» **What you will do**
Omit every picture and return the rest of the data unaltered.

>> BEGIN

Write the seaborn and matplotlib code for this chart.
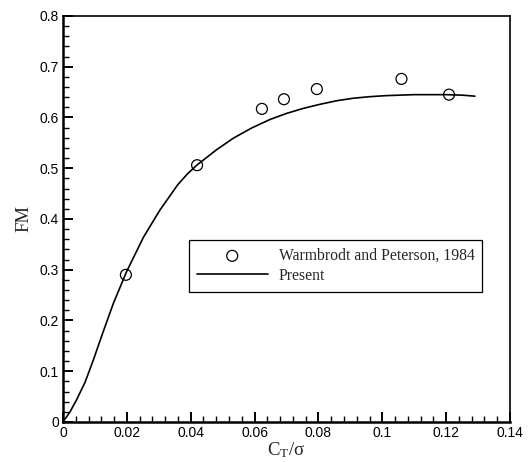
import matplotlib
matplotlib.use("Agg")
import matplotlib.pyplot as plt
import seaborn as sns
import pandas as pd

# Figure of merit versus blade loading
exp_ct = [0.0197, 0.0420, 0.0623, 0.0692, 0.0795, 0.1060, 0.1209]
exp_fm = [0.290, 0.506, 0.617, 0.636, 0.656, 0.676, 0.645]

sim_ct = [0.0, 0.0022, 0.0042, 0.0069, 0.0095, 0.0126, 0.0158, 0.0199,
          0.0252, 0.0304, 0.0360, 0.0390, 0.0419, 0.0480, 0.0533, 0.0590,
          0.0648, 0.0700, 0.0753, 0.0805, 0.0857, 0.0910, 0.0961, 0.1010,
          0.1055, 0.1100, 0.1150, 0.1200, 0.1250, 0.1290]
sim_fm = [0.0, 0.020, 0.043, 0.078, 0.122, 0.178, 0.234, 0.296,
          0.364, 0.418, 0.468, 0.489, 0.506, 0.536, 0.559, 0.579,
          0.596, 0.608, 0.618, 0.626, 0.633, 0.638, 0.641, 0.643,
          0.644, 0.645, 0.645, 0.645, 0.644, 0.642]

x_ticks = [0, 0.02, 0.04, 0.06, 0.08, 0.10, 0.12, 0.14]
x_tick_labels = ["0", "0.02", "0.04", "0.06", "0.08", "0.1", "0.12", "0.14"]
y_ticks = [0, 0.1, 0.2, 0.3, 0.4, 0.5, 0.6, 0.7, 0.8]
y_tick_labels = ["0", "0.1", "0.2", "0.3", "0.4", "0.5", "0.6", "0.7", "0.8"]

exp_label = "Warmbrodt and Peterson, 1984"
sim_label = "Present"

sns.set_theme(style="ticks")
plt.rcParams["font.family"] = ["Liberation Sans", "DejaVu Sans"]
plt.rcParams["mathtext.fontset"] = "custom"
plt.rcParams["mathtext.rm"] = "Liberation Serif"
plt.rcParams["mathtext.it"] = "Liberation Serif:italic"
plt.rcParams["mathtext.default"] = "regular"

exp_df = pd.DataFrame({"ct": exp_ct, "fm": exp_fm})
sim_df = pd.DataFrame({"ct": sim_ct, "fm": sim_fm})

fig = plt.figure(figsize=(5.31, 4.62), dpi=100)
ax = fig.add_axes([0.1186, 0.0866, 0.8419, 0.8788])

sns.scatterplot(data=exp_df, x="ct", y="fm", ax=ax, marker="o", s=62,
                facecolor="none", edgecolor="black", linewidth=0.9,
                label=exp_label, zorder=3)
sns.lineplot(data=sim_df, x="ct", y="fm", ax=ax, color="black",
             linewidth=1.2, label=sim_label, zorder=2)

ax.set_xlim(0, 0.14)
ax.set_ylim(0, 0.8)
ax.set_xticks(x_ticks)
ax.set_xticklabels(x_tick_labels)
ax.set_xticks([i * 0.004 for i in range(36)], minor=True)
ax.set_yticks(y_ticks)
ax.set_yticklabels(y_tick_labels)
ax.set_yticks([i * 0.02 for i in range(41)], minor=True)

ax.tick_params(which="major", direction="in", length=7, width=1.4,
               labelsize=10, pad=3, colors="black")
ax.tick_params(which="minor", direction="in", length=4, width=1.0, colors="black")
ax.tick_params(top=False, right=False, which="both")

for side in ["left", "bottom"]:
    ax.spines[side].set_linewidth(1.8)
for side in ["top", "right"]:
    ax.spines[side].set_visible(True)
    ax.spines[side].set_linewidth(1.2)
for s in ax.spines.values():
    s.set_color("black")

ax.set_xlabel("C$_{T}$/σ", family="Liberation Serif", fontsize=13.5, labelpad=0)
ax.set_ylabel("FM", family="Liberation Serif", fontsize=13.5, labelpad=5)

leg = ax.legend(loc="upper left", bbox_to_anchor=(0.282, 0.448),
                borderaxespad=0, frameon=True, fancybox=False,
                edgecolor="black", framealpha=1,
                prop={"family": "Liberation Serif", "size": 11.3},
                handlelength=4.5, handletextpad=0.7, borderpad=0.5,
                labelspacing=0.25)
leg.get_frame().set_linewidth(0.9)

fig.savefig("out.png", dpi=100)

>> END

» **Task output**
Write the seaborn and matplotlib code for this chart.
import matplotlib
matplotlib.use("Agg")
import matplotlib.pyplot as plt
import seaborn as sns
import pandas as pd

# Figure of merit versus blade loading
exp_ct = [0.0197, 0.0420, 0.0623, 0.0692, 0.0795, 0.1060, 0.1209]
exp_fm = [0.290, 0.506, 0.617, 0.636, 0.656, 0.676, 0.645]

sim_ct = [0.0, 0.0022, 0.0042, 0.0069, 0.0095, 0.0126, 0.0158, 0.0199,
          0.0252, 0.0304, 0.0360, 0.0390, 0.0419, 0.0480, 0.0533, 0.0590,
          0.0648, 0.0700, 0.0753, 0.0805, 0.0857, 0.0910, 0.0961, 0.1010,
          0.1055, 0.1100, 0.1150, 0.1200, 0.1250, 0.1290]
sim_fm = [0.0, 0.020, 0.043, 0.078, 0.122, 0.178, 0.234, 0.296,
          0.364, 0.418, 0.468, 0.489, 0.506, 0.536, 0.559, 0.579,
          0.596, 0.608, 0.618, 0.626, 0.633, 0.638, 0.641, 0.643,
          0.644, 0.645, 0.645, 0.645, 0.644, 0.642]

x_ticks = [0, 0.02, 0.04, 0.06, 0.08, 0.10, 0.12, 0.14]
x_tick_labels = ["0", "0.02", "0.04", "0.06", "0.08", "0.1", "0.12", "0.14"]
y_ticks = [0, 0.1, 0.2, 0.3, 0.4, 0.5, 0.6, 0.7, 0.8]
y_tick_labels = ["0", "0.1", "0.2", "0.3", "0.4", "0.5", "0.6", "0.7", "0.8"]

exp_label = "Warmbrodt and Peterson, 1984"
sim_label = "Present"

sns.set_theme(style="ticks")
plt.rcParams["font.family"] = ["Liberation Sans", "DejaVu Sans"]
plt.rcParams["mathtext.fontset"] = "custom"
plt.rcParams["mathtext.rm"] = "Liberation Serif"
plt.rcParams["mathtext.it"] = "Liberation Serif:italic"
plt.rcParams["mathtext.default"] = "regular"

exp_df = pd.DataFrame({"ct": exp_ct, "fm": exp_fm})
sim_df = pd.DataFrame({"ct": sim_ct, "fm": sim_fm})

fig = plt.figure(figsize=(5.31, 4.62), dpi=100)
ax = fig.add_axes([0.1186, 0.0866, 0.8419, 0.8788])

sns.scatterplot(data=exp_df, x="ct", y="fm", ax=ax, marker="o", s=62,
                facecolor="none", edgecolor="black", linewidth=0.9,
                label=exp_label, zorder=3)
sns.lineplot(data=sim_df, x="ct", y="fm", ax=ax, color="black",
             linewidth=1.2, label=sim_label, zorder=2)

ax.set_xlim(0, 0.14)
ax.set_ylim(0, 0.8)
ax.set_xticks(x_ticks)
ax.set_xticklabels(x_tick_labels)
ax.set_xticks([i * 0.004 for i in range(36)], minor=True)
ax.set_yticks(y_ticks)
ax.set_yticklabels(y_tick_labels)
ax.set_yticks([i * 0.02 for i in range(41)], minor=True)

ax.tick_params(which="major", direction="in", length=7, width=1.4,
               labelsize=10, pad=3, colors="black")
ax.tick_params(which="minor", direction="in", length=4, width=1.0, colors="black")
ax.tick_params(top=False, right=False, which="both")

for side in ["left", "bottom"]:
    ax.spines[side].set_linewidth(1.8)
for side in ["top", "right"]:
    ax.spines[side].set_visible(True)
    ax.spines[side].set_linewidth(1.2)
for s in ax.spines.values():
    s.set_color("black")

ax.set_xlabel("C$_{T}$/σ", family="Liberation Serif", fontsize=13.5, labelpad=0)
ax.set_ylabel("FM", family="Liberation Serif", fontsize=13.5, labelpad=5)

leg = ax.legend(loc="upper left", bbox_to_anchor=(0.282, 0.448),
                borderaxespad=0, frameon=True, fancybox=False,
                edgecolor="black", framealpha=1,
                prop={"family": "Liberation Serif", "size": 11.3},
                handlelength=4.5, handletextpad=0.7, borderpad=0.5,
                labelspacing=0.25)
leg.get_frame().set_linewidth(0.9)

fig.savefig("out.png", dpi=100)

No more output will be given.